Greatest hits album by Elsa Lunghini
- Released: 1997
- Recorded: 1986–1992 Titania Studios, Rome Artistic Palace Studio, Boulogne-Billancourt Master Rock Studios, London
- Genre: Pop
- Label: EMI
- Producers: Vincent-Marie Bouvot, Raymond Donnez, Gus Dudgeon, Georges Lunghini, Romano Musumarra

Elsa Lunghini chronology
| Douce violence (1992) | Elsa, l'essentiel 1986–1993 (1997) | De Lave et de Sève (2004) |

= Elsa, l'essentiel 1986–1993 =

Elsa, l'essentiel 1986–1993 is a compilation album by French singer Elsa Lunghini. It was released in 1997.

== Background and chart success ==

The album contains songs from Elsa's first three albums : Elsa, Rien que pour ça and Douce violence. It contains all the songs released as singles, plus several titles that feature on the three studio albums and four cover versions in other languages of three of her hits from Elsa ("T'en va pas", "Jour de neige" and "Jamais nous").

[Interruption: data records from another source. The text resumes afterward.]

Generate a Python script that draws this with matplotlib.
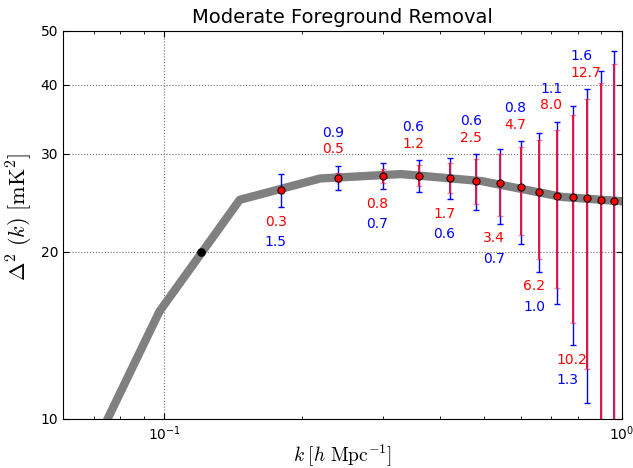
import matplotlib
matplotlib.use("Agg")
import matplotlib.pyplot as plt
from matplotlib.ticker import FixedLocator, FixedFormatter, NullLocator, LogLocator

# model curve (grey line)
k_model = [0.065, 0.0975, 0.146, 0.219, 0.329, 0.494, 0.74, 1.11]
pk_model = [7.8, 15.6, 24.8, 27.1, 27.6, 26.8, 25.1, 24.5]

# point without error bars
k_black = [0.12]
pk_black = [20.0]

# binned points with errors
k_pts = [0.18, 0.24, 0.30, 0.36, 0.42, 0.48, 0.54, 0.60, 0.66, 0.72, 0.78, 0.84, 0.90, 0.96]
pk_pts = [25.84, 27.19, 27.42, 27.42, 27.16, 26.85, 26.56, 26.16, 25.59, 25.20, 25.06, 24.96, 24.75, 24.68]
err_red = [0.3, 0.5, 0.8, 1.2, 1.7, 2.5, 3.4, 4.7, 6.2, 8.0, 10.2, 12.7, 15.6, 19.0]
err_blue = [1.5, 0.9, 0.7, 0.6, 0.6, 0.6, 0.7, 0.8, 1.0, 1.1, 1.3, 1.6, 2.0, 2.3]
n_labeled = 12

y_ticks = [10, 20, 30, 40, 50]


def main():
    plt.rcParams["mathtext.fontset"] = "cm"
    plt.rcParams["font.family"] = "DejaVu Sans"
    fig = plt.figure(figsize=(6.33, 4.68), dpi=100)
    ax = fig.add_axes([63 / 633, 1 - 418.5 / 468, (622 - 63) / 633, (418.5 - 31) / 468])
    plot_data(ax)
    set_properties(ax)
    fig.savefig("out.png", dpi=100)


def plot_data(ax):
    ax.plot(k_model, pk_model, color="gray", lw=6, solid_capstyle="butt", zorder=2)
    ax.plot(k_black, pk_black, "o", color="k", ms=5.2, zorder=3)

    err_tot = [r + b for r, b in zip(err_red, err_blue)]
    blue = ax.errorbar(k_pts, pk_pts, yerr=err_tot, fmt="none", ecolor="b", elinewidth=1,
                       capsize=2.5, capthick=1, zorder=4)
    red = ax.errorbar(k_pts, pk_pts, yerr=err_red, fmt="none", ecolor="#e2163f",
                      elinewidth=1.4, capsize=2.5, capthick=1, zorder=5)
    for coll in list(blue[2]) + list(red[2]):
        coll.set_snap(True)
    for cap in red[1]:
        cap.set_alpha(0.5)
    ax.plot(k_pts, pk_pts, "o", color="r", mec="k", mew=0.7, ms=5.2, zorder=6)

    for i in range(n_labeled):
        k, p, r, b = k_pts[i], pk_pts[i], err_red[i], err_blue[i]
        if i % 2 == 1:
            top = p + r + b
            ax.annotate(f"{r:.1f}", (k, top), xytext=(-16.5, 16.5), textcoords="offset pixels",
                        color="r", ha="left", va="center", fontsize=10)
            ax.annotate(f"{b:.1f}", (k, top), xytext=(-16.5, 33), textcoords="offset pixels",
                        color="b", ha="left", va="center", fontsize=10)
        else:
            bot = p - r - b
            ax.annotate(f"{r:.1f}", (k, bot), xytext=(-16.5, -14.5), textcoords="offset pixels",
                        color="r", ha="left", va="center", fontsize=10)
            ax.annotate(f"{b:.1f}", (k, bot), xytext=(-16.5, -35), textcoords="offset pixels",
                        color="b", ha="left", va="center", fontsize=10)


def set_properties(ax):
    ax.set_xscale("log")
    ax.set_yscale("log")
    ax.set_xlim(0.06, 1.0)
    ax.set_ylim(10, 50)
    ax.yaxis.set_major_locator(FixedLocator(y_ticks))
    ax.yaxis.set_major_formatter(FixedFormatter([str(t) for t in y_ticks]))
    ax.yaxis.set_minor_locator(NullLocator())
    ax.xaxis.set_minor_locator(LogLocator(base=10, subs=range(2, 10)))
    ax.tick_params(which="both", direction="in", top=True, right=True, labelsize=10)
    ax.tick_params(which="major", length=4, width=0.8)
    ax.tick_params(which="minor", length=2.3, width=0.6)
    ax.tick_params(axis="x", pad=4)
    ax.grid(True, which="major", color="0.45", linestyle=":", linewidth=0.8)
    ax.set_axisbelow(True)
    ax.set_xlabel(r"$k\;[h\ \mathrm{Mpc}^{-1}]$", fontsize=14, labelpad=0.5)
    ax.set_ylabel(r"$\Delta^2\ (k)\ [\mathrm{mK}^2]$", fontsize=16)
    ax.yaxis.set_label_coords(-0.05, 0.52)
    ax.set_title("Moderate Foreground Removal", fontsize=14)


if __name__ == "__main__":
    main()
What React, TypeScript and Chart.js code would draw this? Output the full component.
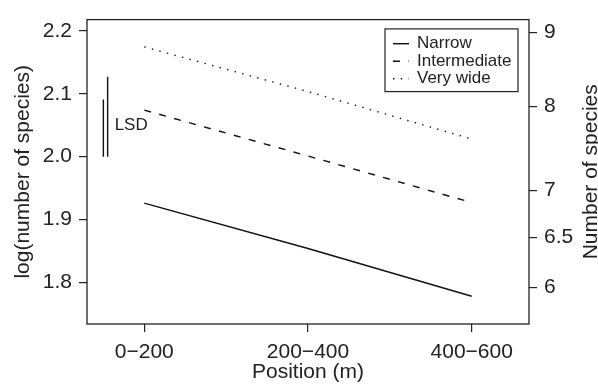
import { useEffect, useRef } from 'react';
import { Chart, registerables } from 'chart.js';

Chart.register(...registerables);

// ---- data ----
const categories = ['0−200', '200−400', '400−600'];
const categoryPositions = [1, 2, 3];
const seriesLabels = ['Narrow', 'Intermediate', 'Very wide'];
const narrow = [1.926, 1.854, 1.778];
const intermediate = [2.074, 2.001, 1.927];
const veryWide = [2.1745, 2.1035, 2.028];
const leftTicks = [1.8, 1.9, 2.0, 2.1, 2.2];
const rightTickCounts = [6, 6.5, 7, 8, 9];
const rightTickLabels = ['6', '6.5', '7', '8', '9'];
const lsdPositions = [0.75, 0.776];
const lsdBase = [2.0, 2.0];
const lsdTops = [2.091, 2.127];
const lsdLabel = 'LSD';
const xRange = [0.65, 3.35];
const yRange = [1.7339, 2.2179];
const xTitle = 'Position (m)';
const yTitle = 'log(number of species)';
const y2Title = 'Number of species';

const FONT = '"Liberation Sans", Arial, Helvetica, sans-serif';
const INK = '#222';

const dashes: Record<string, number[]> = {
  Narrow: [],
  Intermediate: [7, 8.5],
  'Very wide': [1.4, 6.4],
};

const decorPlugin = {
  id: 'decor',
  afterDatasetsDraw(chart: any) {
    const { ctx, chartArea, scales } = chart;
    const { left, right, top, bottom } = chartArea;
    ctx.save();
    // box
    ctx.strokeStyle = INK;
    ctx.lineWidth = 1.3;
    ctx.setLineDash([]);
    ctx.strokeRect(left, top, right - left, bottom - top);

    // LSD label
    ctx.fillStyle = INK;
    ctx.font = `17px ${FONT}`;
    ctx.textAlign = 'left';
    ctx.textBaseline = 'middle';
    const lx = scales.x.getPixelForValue(lsdPositions[1]) + 7;
    const ly = scales.y.getPixelForValue((lsdBase[0] + lsdTops[0]) / 2 + 0.004);
    ctx.fillText(lsdLabel, lx, ly);

    // legend
    const boxL = right - 144;
    const boxR = right - 11;
    const boxT = top + 9.3;
    const boxB = top + 72;
    ctx.lineWidth = 1.2;
    ctx.strokeRect(boxL, boxT, boxR - boxL, boxB - boxT);
    const rowY = [boxT + 14.8, boxT + 32.3, boxT + 49.8];
    chart.data.datasets
      .filter((d: any) => seriesLabels.includes(d.label))
      .forEach((d: any, i: number) => {
        ctx.beginPath();
        ctx.setLineDash(d.borderDash || []);
        ctx.lineWidth = d.borderWidth;
        ctx.strokeStyle = d.borderColor;
        ctx.moveTo(boxL + 8, rowY[i]);
        ctx.lineTo(boxL + 24, rowY[i]);
        ctx.stroke();
        ctx.setLineDash([]);
        ctx.fillStyle = INK;
        ctx.font = `17px ${FONT}`;
        ctx.textAlign = 'left';
        ctx.textBaseline = 'middle';
        ctx.fillText(d.label, boxL + 32, rowY[i]);
      });

    // axis titles
    ctx.font = `21px ${FONT}`;
    ctx.fillStyle = INK;
    ctx.textAlign = 'center';
    ctx.textBaseline = 'alphabetic';
    const cy = (top + bottom) / 2;
    const cx = (left + right) / 2;
    ctx.fillText(xTitle, cx, bottom + 53.7);

    ctx.save();
    ctx.translate(left - 58.4, cy);
    ctx.rotate(-Math.PI / 2);
    ctx.fillText(yTitle, 0, 0);
    ctx.restore();

    ctx.save();
    ctx.translate(right + 68.3, cy);
    ctx.rotate(-Math.PI / 2);
    ctx.fillText(y2Title, 0, 0);
    ctx.restore();

    ctx.restore();
  },
};

export default function App() {
  const ref = useRef<HTMLCanvasElement | null>(null);

  useEffect(() => {
    if (!ref.current) return;
    const line = (label: string, values: number[]) => ({
      label,
      data: values.map((v, i) => ({ x: categoryPositions[i], y: v })),
      borderColor: '#111',
      borderWidth: 1.4,
      borderDash: dashes[label],
      pointRadius: 0,
      fill: false,
      tension: 0,
      yAxisID: 'y',
    });
    const lsd = (i: number) => ({
      label: `_lsd${i}`,
      data: [
        { x: lsdPositions[i], y: lsdBase[i] },
        { x: lsdPositions[i], y: lsdTops[i] },
      ],
      borderColor: '#111',
      borderWidth: 1.4,
      pointRadius: 0,
      fill: false,
      yAxisID: 'y',
    });

    const tickCommon = {
      color: INK,
      font: { family: FONT, size: 21 },
    };
    const gridCommon = {
      display: true,
      drawOnChartArea: false,
      drawTicks: true,
      tickLength: 8,
      color: INK,
      lineWidth: 1.2,
    };

    const chart = new Chart(ref.current, {
      type: 'line',
      data: {
        datasets: [
          line(seriesLabels[0], narrow),
          line(seriesLabels[1], intermediate),
          line(seriesLabels[2], veryWide),
          lsd(0),
          lsd(1),
        ] as any,
      },
      options: {
        animation: false,
        responsive: false,
        devicePixelRatio: 1,
        layout: { padding: { top: 13, left: 0, right: 0, bottom: 0 } },
        plugins: { legend: { display: false }, tooltip: { enabled: false } },
        scales: {
          x: {
            type: 'linear',
            min: xRange[0],
            max: xRange[1],
            border: { display: false },
            grid: gridCommon,
            afterBuildTicks: (s: any) => {
              s.ticks = categoryPositions.map((v) => ({ value: v }));
            },
            afterFit: (s: any) => {
              s.height = 61;
            },
            ticks: {
              ...tickCommon,
              padding: 8,
              autoSkip: false,
              maxRotation: 0,
              callback: (v: any) => categories[categoryPositions.indexOf(Number(v))] ?? '',
            },
          },
          y: {
            type: 'linear',
            position: 'left',
            min: yRange[0],
            max: yRange[1],
            border: { display: false },
            grid: gridCommon,
            afterBuildTicks: (s: any) => {
              s.ticks = leftTicks.map((v) => ({ value: v }));
            },
            afterFit: (s: any) => {
              s.width = 87;
            },
            ticks: {
              ...tickCommon,
              padding: 7,
              callback: (v: any) => Number(v).toFixed(1),
            },
          },
          y2: {
            type: 'linear',
            position: 'right',
            min: yRange[0],
            max: yRange[1],
            border: { display: false },
            grid: gridCommon,
            afterBuildTicks: (s: any) => {
              s.ticks = rightTickCounts.map((v) => ({ value: Math.log(v) }));
            },
            afterFit: (s: any) => {
              s.width = 69;
            },
            ticks: {
              ...tickCommon,
              padding: 7,
              callback: (_v: any, i: number) => rightTickLabels[i],
            },
          },
        },
      } as any,
      plugins: [decorPlugin],
    });
    return () => chart.destroy();
  }, []);

  return (
    <div style={{ position: 'fixed', left: 0, top: 0, width: 598, height: 385, background: '#fff' }}>
      <canvas ref={ref} width={598} height={385} style={{ display: 'block' }} />
    </div>
  );
}
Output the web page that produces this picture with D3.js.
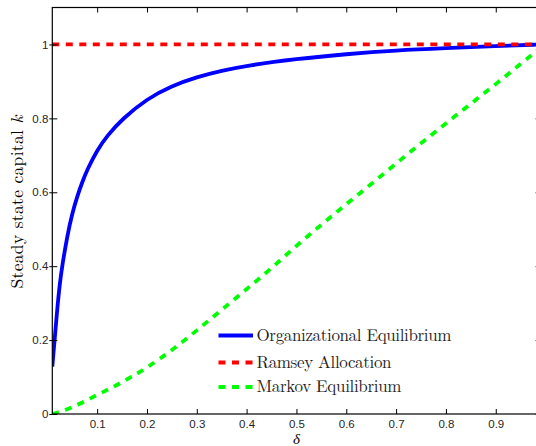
<!DOCTYPE html>
<html>
<head>
<meta charset="utf-8">
<script src="https://cdn.jsdelivr.net/npm/d3@7"></script>
<style>
  html, body { margin: 0; padding: 0; background: #fff; }
  svg { display: block; }
</style>
</head>
<body>
<svg id="chart" width="536" height="446"></svg>
<script>
// Depreciation rate grid and steady-state capital under each regime
const deltaOrg = [0.01, 0.015, 0.02, 0.025, 0.03, 0.04, 0.05, 0.06, 0.07, 0.08, 0.10, 0.12, 0.15, 0.20, 0.25, 0.30, 0.35, 0.40, 0.50, 0.60, 0.70, 0.80, 0.90, 0.99];
const kOrg     = [0.128, 0.206, 0.286, 0.353, 0.402, 0.482, 0.543, 0.589, 0.627, 0.661, 0.714, 0.753, 0.798, 0.853, 0.888, 0.912, 0.929, 0.943, 0.961, 0.974, 0.984, 0.990, 0.9955, 1.0];

const deltaRamsey = [0.01, 0.99];
const kRamsey     = [1.0, 1.0];

const deltaMarkov = [0.01, 0.03, 0.05, 0.075, 0.10, 0.125, 0.15, 0.175, 0.20, 0.25, 0.30, 0.35, 0.40, 0.45, 0.50, 0.55, 0.60, 0.65, 0.70, 0.75, 0.80, 0.85, 0.90, 0.95, 0.99];
const kMarkov     = [0.000, 0.008, 0.018, 0.034, 0.052, 0.068, 0.086, 0.106, 0.125, 0.172, 0.226, 0.282, 0.338, 0.394, 0.456, 0.512, 0.568, 0.622, 0.678, 0.733, 0.786, 0.840, 0.892, 0.948, 0.990];

const xTicks = [0.1, 0.2, 0.3, 0.4, 0.5, 0.6, 0.7, 0.8, 0.9];
const yTicks = [0, 0.2, 0.4, 0.6, 0.8, 1];

const seriesNames = ["Organizational Equilibrium", "Ramsey Allocation", "Markov Equilibrium"];
const seriesColors = ["#0000ff", "#ff0000", "#00ff00"];
const legendTextWidths = [195, 135, 145];

const svg = d3.select("#chart");

const plotLeft = 52.3, plotRight = 540.6, plotTop = 7.5, plotBottom = 414;
const x = d3.scaleLinear().domain([0.01, 0.99]).range([plotLeft, plotRight]);
const y = d3.scaleLinear().domain([0, 1.1]).range([plotBottom, plotTop]);

svg.append("defs").append("clipPath").attr("id", "plotClip")
  .append("rect").attr("x", plotLeft).attr("y", plotTop)
  .attr("width", plotRight - plotLeft).attr("height", plotBottom - plotTop);

const series = [
  { d: deltaOrg, k: kOrg, dash: null },
  { d: deltaRamsey, k: kRamsey, dash: "7,6.5" },
  { d: deltaMarkov, k: kMarkov, dash: "7,6.5" }
];

const line = d3.line().x(p => x(p[0])).y(p => y(p[1])).curve(d3.curveBasis);

const plot = svg.append("g").attr("clip-path", "url(#plotClip)");
series.forEach((s, i) => {
  plot.append("path")
    .datum(d3.zip(s.d, s.k))
    .attr("d", line)
    .attr("fill", "none")
    .attr("stroke", seriesColors[i])
    .attr("stroke-width", 3.8)
    .attr("stroke-dasharray", s.dash);
});

// Axes: ticks drawn inward, box on all four sides
const tickFont = "'Liberation Sans', Arial, sans-serif";
const xAxis = svg.append("g").attr("transform", `translate(0,${plotBottom})`)
  .call(d3.axisBottom(x).tickValues(xTicks).tickSize(-5).tickPadding(6).tickFormat(d3.format("")));
const xTop = svg.append("g").attr("transform", `translate(0,${plotTop})`)
  .call(d3.axisTop(x).tickValues(xTicks).tickSize(-5).tickFormat(""));
const yAxis = svg.append("g").attr("transform", `translate(${plotLeft},0)`)
  .call(d3.axisLeft(y).tickValues(yTicks).tickSize(-5).tickPadding(4).tickFormat(d3.format("")));
const yRight = svg.append("g").attr("transform", `translate(${plotRight},0)`)
  .call(d3.axisRight(y).tickValues(yTicks).tickSize(-5).tickFormat(""));

[xAxis, xTop, yAxis, yRight].forEach(g => {
  g.select(".domain").remove();
  g.selectAll(".tick line").attr("stroke", "#000").attr("stroke-width", 1);
  g.selectAll(".tick text").attr("font-family", tickFont).attr("font-size", 11.5).attr("fill", "#262626");
});
// short outward stubs on the left ticks
yAxis.selectAll(".tick").append("line").attr("x1", -3).attr("x2", 0).attr("stroke", "#000");

svg.append("rect")
  .attr("x", plotLeft).attr("y", plotTop)
  .attr("width", plotRight - plotLeft).attr("height", plotBottom - plotTop)
  .attr("fill", "none").attr("stroke", "#000").attr("stroke-width", 1.2);

// Axis titles
const serif = "'Latin Modern Roman', 'CMU Serif', 'Liberation Serif', 'Times New Roman', serif";
svg.append("text")
  .attr("x", x(0.5)).attr("y", 443.5)
  .attr("text-anchor", "middle")
  .attr("font-family", serif).attr("font-style", "italic").attr("font-size", 15)
  .text("δ");

const ylab = svg.append("text")
  .attr("transform", "translate(23,202) rotate(-90)")
  .attr("text-anchor", "middle")
  .attr("font-family", serif).attr("font-size", 17.5)
  .attr("textLength", 173).attr("lengthAdjust", "spacing");
ylab.append("tspan").text("Steady state capital ");
ylab.append("tspan").attr("font-style", "italic").text("k");

// Legend
const legend = svg.append("g");
const rowY = [335.5, 362.5, 387];
seriesNames.forEach((name, i) => {
  legend.append("line")
    .attr("x1", 218.5).attr("x2", 253).attr("y1", rowY[i]).attr("y2", rowY[i])
    .attr("stroke", seriesColors[i]).attr("stroke-width", 3.8)
    .attr("stroke-dasharray", series[i].dash);
  legend.append("text")
    .attr("x", 256.5).attr("y", rowY[i] + 5)
    .attr("font-family", serif).attr("font-size", 17)
    .attr("fill", "#222")
    .attr("textLength", legendTextWidths[i]).attr("lengthAdjust", "spacing")
    .text(name);
});
</script>
</body>
</html>
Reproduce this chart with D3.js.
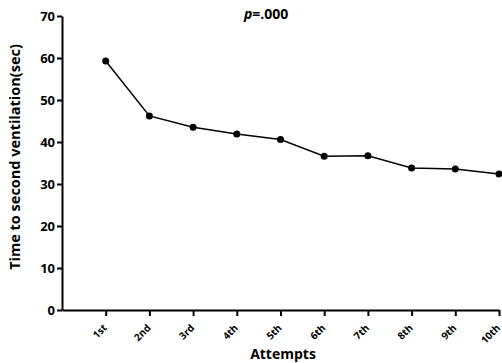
<!DOCTYPE html>
<html>
<head>
<meta charset="utf-8">
<script src="https://cdn.jsdelivr.net/npm/d3@7"></script>
<style>
  body { margin: 0; background: #fff; }
  svg text { font-family: "Open Sans", "DejaVu Sans", sans-serif; font-weight: bold; }
</style>
</head>
<body>
<div class="chart"></div>
<script>
// attempts and mean time (sec)
const attempts = ["1st", "2nd", "3rd", "4th", "5th", "6th", "7th", "8th", "9th", "10th"];
const times = [59.3, 46.2, 43.5, 41.9, 40.6, 36.6, 36.7, 33.8, 33.6, 32.4];
const yTicks = [0, 10, 20, 30, 40, 50, 60, 70];

var margin = {top: 16, right: 3, bottom: 53, left: 62},
    width = 502 - margin.left - margin.right,
    height = 363 - margin.top - margin.bottom;

var svg = d3.select(".chart")
    .append("svg")
    .attr("width", 502)
    .attr("height", 363)
    .append("g")
    .attr("transform", "translate(" + margin.left + "," + margin.top + ")");

// position 0 is the axis origin, attempts sit at 1..10
var x = d3.scaleLinear()
    .domain([0, attempts.length])
    .range([0, width]);

var y = d3.scaleLinear()
    .domain([0, 70])
    .range([height, 0]);

var data = attempts.map((a, i) => ({attempt: a, idx: i + 1, time: times[i]}));

var xAxis = svg.append("g")
    .attr("transform", "translate(0," + height + ")")
    .call(d3.axisBottom(x)
        .tickValues(data.map(d => d.idx))
        .tickFormat((d, i) => attempts[i])
        .tickSize(6)
        .tickSizeOuter(0));

xAxis.selectAll("text")
    .attr("x", 0)
    .attr("y", 0)
    .attr("dy", "0.35em")
    .attr("transform", "translate(-1,16) rotate(-45)")
    .attr("text-anchor", "end")
    .style("font-size", "10px");

var yAxis = svg.append("g")
    .call(d3.axisLeft(y)
        .tickValues(yTicks)
        .tickSize(5)
        .tickSizeOuter(0));

yAxis.selectAll("text")
    .attr("x", -7)
    .style("font-size", "13px");

svg.selectAll(".domain, .tick line")
    .attr("stroke", "#000")
    .attr("stroke-width", 2);

svg.selectAll(".tick text").attr("fill", "#000");

svg.append("path")
    .datum(data)
    .attr("fill", "none")
    .attr("stroke", "#000")
    .attr("stroke-width", 1.5)
    .attr("d", d3.line()
        .x(d => x(d.idx))
        .y(d => y(d.time)));

svg.append("g")
    .selectAll("circle")
    .data(data)
    .enter()
    .append("circle")
    .attr("cx", d => x(d.idx))
    .attr("cy", d => y(d.time))
    .attr("r", 3.5)
    .attr("fill", "#000");

// axis titles
svg.append("text")
    .attr("transform", "rotate(-90)")
    .attr("x", -height / 2 + 6)
    .attr("y", -42)
    .attr("text-anchor", "middle")
    .style("font-size", "14.5px")
    .text("Time to second ventilation(sec)");

svg.append("text")
    .attr("x", 221)
    .attr("y", height + 49)
    .attr("text-anchor", "middle")
    .style("font-size", "14px")
    .text("Attempts");

var p = svg.append("text")
    .attr("x", 182)
    .attr("y", 3)
    .style("font-size", "14px");
p.append("tspan").style("font-style", "italic").text("p");
p.append("tspan").text("=.000");
</script>
</body>
</html>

The album met moderate success in Belgium where it was charted for ten weeks, from May 10 to July 19, 1997, peaking at #25 in its fourth week, but it was more successful in France, reaching #5 on the compilations chart and achieving Gold status.

==Track listing==

| # | Title | Length |
|---|---|---|
| 1. | "T'en va pas" (Catherine Cohen - Régis Wargnier / Romano Musumarra) | 5:25 |
| 2. | "Quelque chose dans mon cœur" (remix) (Pierre Grosz / Vincent-Marie Bouvot - Georges Lunghini) | 3:30 |
| 3. | "Un Roman d'amitié (Friend You Give Me a Reason)" (Duet with Glenn Medeiros) (Diane Warren / Robbie Buchanan) French adaptation: Didier Barbelivien | 4:20 |
| 4. | "Jour de neige" (Pierre Grosz / Vincent-Marie Bouvot - Georges Lunghini) | 4:00 |
| 5. | "Jamais nous" (remix) (Didier Barbelivien / Vincent-Marie Bouvot - Georges Lunghini) | 3:50 |
| 6. | "À la même heure dans deux ans" (Pierre Grosz / Raymond Donnez - Georges Lunghini) | 3:30 |
| 7. | "Mon Cadeau" (Didier Barbelivien / Vincent-Marie Bouvot - Georges Lunghini) | 3:50 |
| 8. | "Pleure doucement" (Thierry Séchan / Vincent-Marie Bouvot - Georges Lunghini) | 3:59 |
| 9. | "Qu'est-ce que ça peut lui faire ?" (Gérard Presgurvic / Vincent-Marie Bouvot - Georges Lunghini) | 3:20 |
| 10. | "Rien que pour ça..." (Gérard Presgurvic / Elsa) | 2:45 |
| 11. | "Supplice chinois" (Jacques Duvall / Georges Lunghini) | 4:14 |
| 12. | "Être ensemble" (Jean-Loup Dabadie / Georges Lunghini) | 3:50 |
| 13. | "Bouscule-moi" (Jacques Duvall / Raymond Donnez - Georges Lunghini) | 3:30 |
| 14. | "Tout l'temps, tout l'temps" (Jean-Loup Dabadie / Raymond Donnez - Georges Lunghini) | 2:45 |
| 15. | "Papa Please Don't Go" (English version of "T'en va pas") (Catherine Cohen - Régis Wargnier / Romano Musumarra) English adaptation: Carol Welsman | 3:59 |
| 16. | "Gli anni miei" (Italian version of "Jour de neige") (Pierre Grosz / Vincent-Marie Bouvot - Georges Lunghini) Italian adaptation: Paolo Cassella | 3:58 |
| 17. | "Sólo era un sueño" (Spanish version of "Jour de neige") (Pierre Grosz / Vincent-Marie Bouvot - Georges Lunghini) Spanish adaptation: Cristina Rosenvinge | 4:02 |
| 18. | "Dos bichos raros" (Spanish version of "Jamais nous") (Didier Barbelivien / Vincent-Marie Bouvot - Georges Lunghini) Spanish adaptation: Cristina Rosenvinge | 3:54 |

==Charts==

| Chart (1997) | Peak position |
|---|---|
| Belgian (Wallonia) Albums Chart | 25 |
| French Compilations Chart | 3 |

==Certifications and sales==

| Region | Certification | Certified units/sales |
| France (SNEP) | Gold | 100,000^{*} |
^{*} Sales figures based on certification alone.